__STATED PROBLEM__. Return each line of the data below verbatim; pictures are to be left out.

__DATA SEGMENT__.

****************************************

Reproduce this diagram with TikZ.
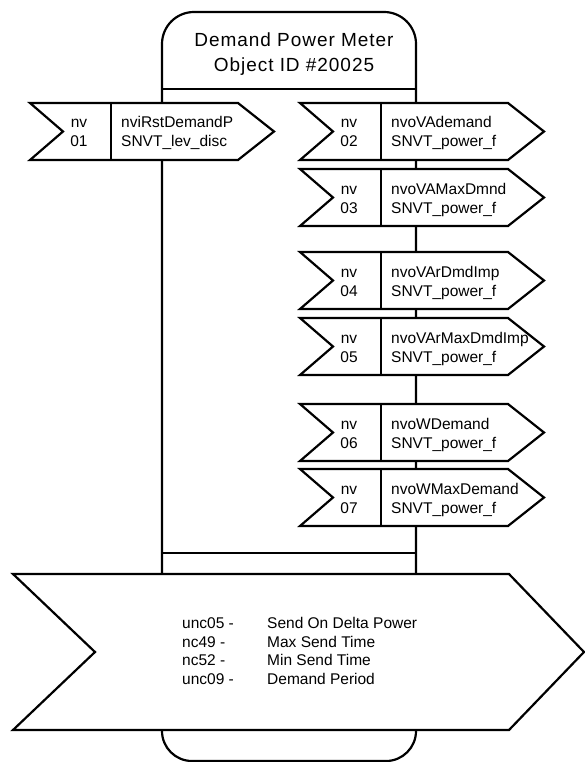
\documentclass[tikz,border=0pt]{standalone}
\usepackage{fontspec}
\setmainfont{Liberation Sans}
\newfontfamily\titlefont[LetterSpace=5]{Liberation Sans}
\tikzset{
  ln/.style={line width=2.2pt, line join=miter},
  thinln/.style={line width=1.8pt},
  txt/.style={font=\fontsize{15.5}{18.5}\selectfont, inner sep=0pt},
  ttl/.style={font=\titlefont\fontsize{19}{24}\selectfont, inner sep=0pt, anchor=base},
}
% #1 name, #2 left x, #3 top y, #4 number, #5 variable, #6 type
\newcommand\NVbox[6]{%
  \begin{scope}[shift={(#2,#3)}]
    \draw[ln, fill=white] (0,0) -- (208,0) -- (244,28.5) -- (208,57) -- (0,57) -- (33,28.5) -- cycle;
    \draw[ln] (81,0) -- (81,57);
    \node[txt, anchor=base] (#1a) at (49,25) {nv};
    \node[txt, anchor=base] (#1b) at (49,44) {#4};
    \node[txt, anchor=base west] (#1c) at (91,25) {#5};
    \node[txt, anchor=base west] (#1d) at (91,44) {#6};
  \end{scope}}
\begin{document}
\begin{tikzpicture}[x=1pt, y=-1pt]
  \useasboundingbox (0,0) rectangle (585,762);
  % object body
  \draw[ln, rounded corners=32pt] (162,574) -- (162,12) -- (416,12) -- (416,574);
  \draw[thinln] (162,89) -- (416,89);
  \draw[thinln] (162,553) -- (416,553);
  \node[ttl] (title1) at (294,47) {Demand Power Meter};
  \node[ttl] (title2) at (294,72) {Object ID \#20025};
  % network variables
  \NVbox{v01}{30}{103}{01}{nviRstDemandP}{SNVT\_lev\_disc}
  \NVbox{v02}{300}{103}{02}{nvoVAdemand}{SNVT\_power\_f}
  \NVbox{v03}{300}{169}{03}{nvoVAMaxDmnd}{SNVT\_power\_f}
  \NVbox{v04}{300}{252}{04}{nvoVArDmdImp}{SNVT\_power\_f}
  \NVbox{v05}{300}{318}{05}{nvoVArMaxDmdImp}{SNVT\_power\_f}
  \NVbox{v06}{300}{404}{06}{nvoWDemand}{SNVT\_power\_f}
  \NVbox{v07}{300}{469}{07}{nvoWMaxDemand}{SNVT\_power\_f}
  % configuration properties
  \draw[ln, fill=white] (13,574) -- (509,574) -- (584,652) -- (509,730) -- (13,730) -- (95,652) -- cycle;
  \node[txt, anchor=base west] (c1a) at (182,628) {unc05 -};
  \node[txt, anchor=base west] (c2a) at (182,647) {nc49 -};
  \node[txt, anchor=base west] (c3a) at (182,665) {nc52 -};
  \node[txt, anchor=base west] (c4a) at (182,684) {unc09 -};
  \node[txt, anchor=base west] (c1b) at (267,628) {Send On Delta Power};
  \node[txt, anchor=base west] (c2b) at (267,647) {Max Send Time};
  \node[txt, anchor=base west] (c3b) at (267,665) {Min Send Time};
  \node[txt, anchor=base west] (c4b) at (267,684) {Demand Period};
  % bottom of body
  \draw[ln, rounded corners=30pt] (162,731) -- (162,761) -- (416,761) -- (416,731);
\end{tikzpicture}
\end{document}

****************************************

__WRITTEN REPLY__.
Reproduce this diagram with TikZ.
\documentclass[tikz,border=0pt]{standalone}
\usepackage{fontspec}
\setmainfont{Liberation Sans}
\newfontfamily\titlefont[LetterSpace=5]{Liberation Sans}
\tikzset{
  ln/.style={line width=2.2pt, line join=miter},
  thinln/.style={line width=1.8pt},
  txt/.style={font=\fontsize{15.5}{18.5}\selectfont, inner sep=0pt},
  ttl/.style={font=\titlefont\fontsize{19}{24}\selectfont, inner sep=0pt, anchor=base},
}
% #1 name, #2 left x, #3 top y, #4 number, #5 variable, #6 type
\newcommand\NVbox[6]{%
  \begin{scope}[shift={(#2,#3)}]
    \draw[ln, fill=white] (0,0) -- (208,0) -- (244,28.5) -- (208,57) -- (0,57) -- (33,28.5) -- cycle;
    \draw[ln] (81,0) -- (81,57);
    \node[txt, anchor=base] (#1a) at (49,25) {nv};
    \node[txt, anchor=base] (#1b) at (49,44) {#4};
    \node[txt, anchor=base west] (#1c) at (91,25) {#5};
    \node[txt, anchor=base west] (#1d) at (91,44) {#6};
  \end{scope}}
\begin{document}
\begin{tikzpicture}[x=1pt, y=-1pt]
  \useasboundingbox (0,0) rectangle (585,762);
  % object body
  \draw[ln, rounded corners=32pt] (162,574) -- (162,12) -- (416,12) -- (416,574);
  \draw[thinln] (162,89) -- (416,89);
  \draw[thinln] (162,553) -- (416,553);
  \node[ttl] (title1) at (294,47) {Demand Power Meter};
  \node[ttl] (title2) at (294,72) {Object ID \#20025};
  % network variables
  \NVbox{v01}{30}{103}{01}{nviRstDemandP}{SNVT\_lev\_disc}
  \NVbox{v02}{300}{103}{02}{nvoVAdemand}{SNVT\_power\_f}
  \NVbox{v03}{300}{169}{03}{nvoVAMaxDmnd}{SNVT\_power\_f}
  \NVbox{v04}{300}{252}{04}{nvoVArDmdImp}{SNVT\_power\_f}
  \NVbox{v05}{300}{318}{05}{nvoVArMaxDmdImp}{SNVT\_power\_f}
  \NVbox{v06}{300}{404}{06}{nvoWDemand}{SNVT\_power\_f}
  \NVbox{v07}{300}{469}{07}{nvoWMaxDemand}{SNVT\_power\_f}
  % configuration properties
  \draw[ln, fill=white] (13,574) -- (509,574) -- (584,652) -- (509,730) -- (13,730) -- (95,652) -- cycle;
  \node[txt, anchor=base west] (c1a) at (182,628) {unc05 -};
  \node[txt, anchor=base west] (c2a) at (182,647) {nc49 -};
  \node[txt, anchor=base west] (c3a) at (182,665) {nc52 -};
  \node[txt, anchor=base west] (c4a) at (182,684) {unc09 -};
  \node[txt, anchor=base west] (c1b) at (267,628) {Send On Delta Power};
  \node[txt, anchor=base west] (c2b) at (267,647) {Max Send Time};
  \node[txt, anchor=base west] (c3b) at (267,665) {Min Send Time};
  \node[txt, anchor=base west] (c4b) at (267,684) {Demand Period};
  % bottom of body
  \draw[ln, rounded corners=30pt] (162,731) -- (162,761) -- (416,761) -- (416,731);
\end{tikzpicture}
\end{document}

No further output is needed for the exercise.